OpEd: A Future That Respects The Past

By Beth Rutledge, posted Jun 14, 2019
Beth Rutledge
AT ISSUE: Project Grace is the name for the potential redevelopment of a New Hanover County-owned block in downtown Wilmington. The block includes the main branch of the New Hanover County Public Library and the former Register of Deeds building, along with a parking deck and surface parking lots. Proposals for Project Grace envision a block that along with the parking deck includes a modern library, a relocated Cape Fear Museum, housing and commercial space. But while progress was made last year toward making Project Grace a reality, some are concerned about losing the library and former Register of Deeds buildings and the potential expense.  
 
For 53 years, Historic Wilmington Foundation (HWF) has been preserving and protecting irreplaceable historic resources. We’re delighted by the increased interest in our unique community, but we all must ensure that growth-based construction does not cause our city to lose its historic character.
 
Our 1966 Articles of Incorporation address historical and architectural interest, aiming “to preserve neighborhood design in mass and structure.”
 
Why? Because historic preservation plays an invaluable role in our economy, culture, community, environment and, ultimately, quality of life.
 
We do not advocate (nor have we ever advocated) only for the pretty buildings.
 
Neither are we anti- development. HWF has never opposed building on the Project Grace parcel, and we honor Compatible New Construction projects annually at our Preservation Awards.
 
New shouldn’t have to replace old. It is not one or the other.
 
Further, from the standpoint of financial viability, your readers should be made aware that heritage tourism is a major local economic driver.
 
Unlike many structures that come to HWF’s attention, the library isn’t crumbling or abandoned. Built in 1951 as a Belk’s, this brick structure has weathered several hurricanes, and thrives as an example of the National Trust’s Reurbanism initiative. (Reurbanism means that adaptive reuse should be the default, demolition a last resort.)
 
HWF has heard claims of the library’s “wasted” space and damp basement. But along with the Bellamy, HWF stores some archival files in a library basement we know to be dry. As for underutilized space, wouldn’t an interior redesign be simpler and more responsible than demolishing and building anew? It makes no sense to tear down a viable structure before exploring and exhausting other options.
 
And as to claims the building is historically insignificant?  
 
The State Historic Preservation Office (SHPO) wrote that the library building had been too altered to be eligible for the National Register’s Study List. However, in that same letter, SHPO wrote “… the Belk-Beery Department Store building is indeed historic and a significant element in Wilmington’s downtown landscape … our office does not encourage further demolition or destruction of historic aspects of the building.”
 
The Borst building is a contributing structure.
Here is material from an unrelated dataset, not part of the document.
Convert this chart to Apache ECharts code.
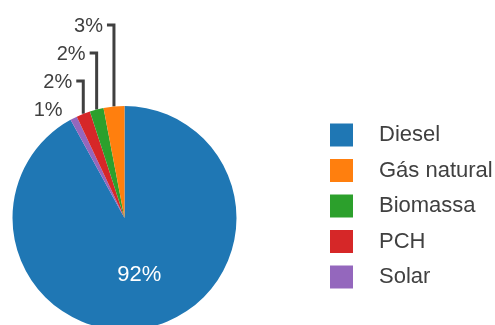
<!DOCTYPE html>
<html>
<head>
<meta charset="utf-8">
<script src="https://cdn.jsdelivr.net/npm/echarts@6/dist/echarts.min.js"></script>
<style>
  html, body { margin: 0; padding: 0; background: #ffffff; }
  #chart { width: 495px; height: 325px; }
</style>
</head>
<body>
<div id="chart"></div>
<script>
// Electricity generation share by source (%)
const categories = ['Diesel', 'Solar', 'PCH', 'Biomassa', 'Gás natural'];
const shares = [92, 1, 2, 2, 3];
const colors = ['#1f77b4', '#9467bd', '#d62728', '#2ca02c', '#ff7f0e'];
const legendOrder = ['Diesel', 'Gás natural', 'Biomassa', 'PCH', 'Solar'];

const CENTER = [124.5, 218];
const RADIUS = 112;
const TEXT = '#404040';

// Small slices get stepped labels above the pie, highest for the last slice.
function stepLevel(dataIndex) {
  const k = categories.length - 1 - dataIndex; // 0 for the last slice
  return CENTER[1] - RADIUS - 81 + 28 * k;
}

const data = categories.map((name, i) => ({
  name: name,
  value: shares[i],
  itemStyle: { color: colors[i] },
  label: i === 0
    ? { position: 'inside', color: '#ffffff', fontSize: 22 }
    : { position: 'outside', color: TEXT, fontSize: 20 },
  labelLine: { show: i !== 0 && name !== 'Solar' }
}));

const chart = echarts.init(document.getElementById('chart'), null, { renderer: 'canvas' });
chart.setOption({
  backgroundColor: '#ffffff',
  animation: false,
  textStyle: { fontFamily: '"Liberation Sans", Arial, sans-serif' },
  legend: {
    orient: 'vertical',
    left: 330,
    top: 123.5,
    padding: 0,
    itemWidth: 23,
    itemHeight: 23,
    itemGap: 12.5,
    icon: 'rect',
    data: legendOrder,
    textStyle: { color: TEXT, fontSize: 22, padding: [0, 0, 0, 21] }
  },
  series: [{
    type: 'pie',
    center: CENTER,
    radius: RADIUS,
    startAngle: 90,
    clockwise: true,
    avoidLabelOverlap: false,
    data: data,
    label: {
      formatter: p => p.value + '%',
      fontFamily: '"Liberation Sans", Arial, sans-serif'
    },
    labelLine: {
      length: 10,
      length2: 7,
      lineStyle: { color: TEXT, width: 3 }
    },
    emphasis: { disabled: true },
    labelLayout: function (params) {
      const i = params.dataIndex;
      if (i === 0 || !params.labelLinePoints) return {};
      const start = params.labelLinePoints[0];
      const level = stepLevel(i);
      return {
        x: start[0] - 11,
        y: level + 1,
        align: 'right',
        verticalAlign: 'middle',
        labelLinePoints: [
          [start[0], start[1]],
          [start[0], level],
          [start[0] - 7, level]
        ]
      };
    }
  }]
});
</script>
</body>
</html>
This former Chrysler showroom is one of the last Second Street buildings that comprised the former Automobile Row. It maintains much of its 1926 architectural integrity. It’s a physical reminder of our transportation history, and is one of just two old buildings remaining on that block. The city is required to approve its demolition for Project Grace to happen.
 
Although Project Grace is complex, HWF’s stance is simple. Keep reusing buildings. Thoughtfully combine new construction with the old buildings comprising our historic downtown, lest its character and charm be lost forever.
 
Beth Rutledge is executive director of the Historic Wilmington Foundation.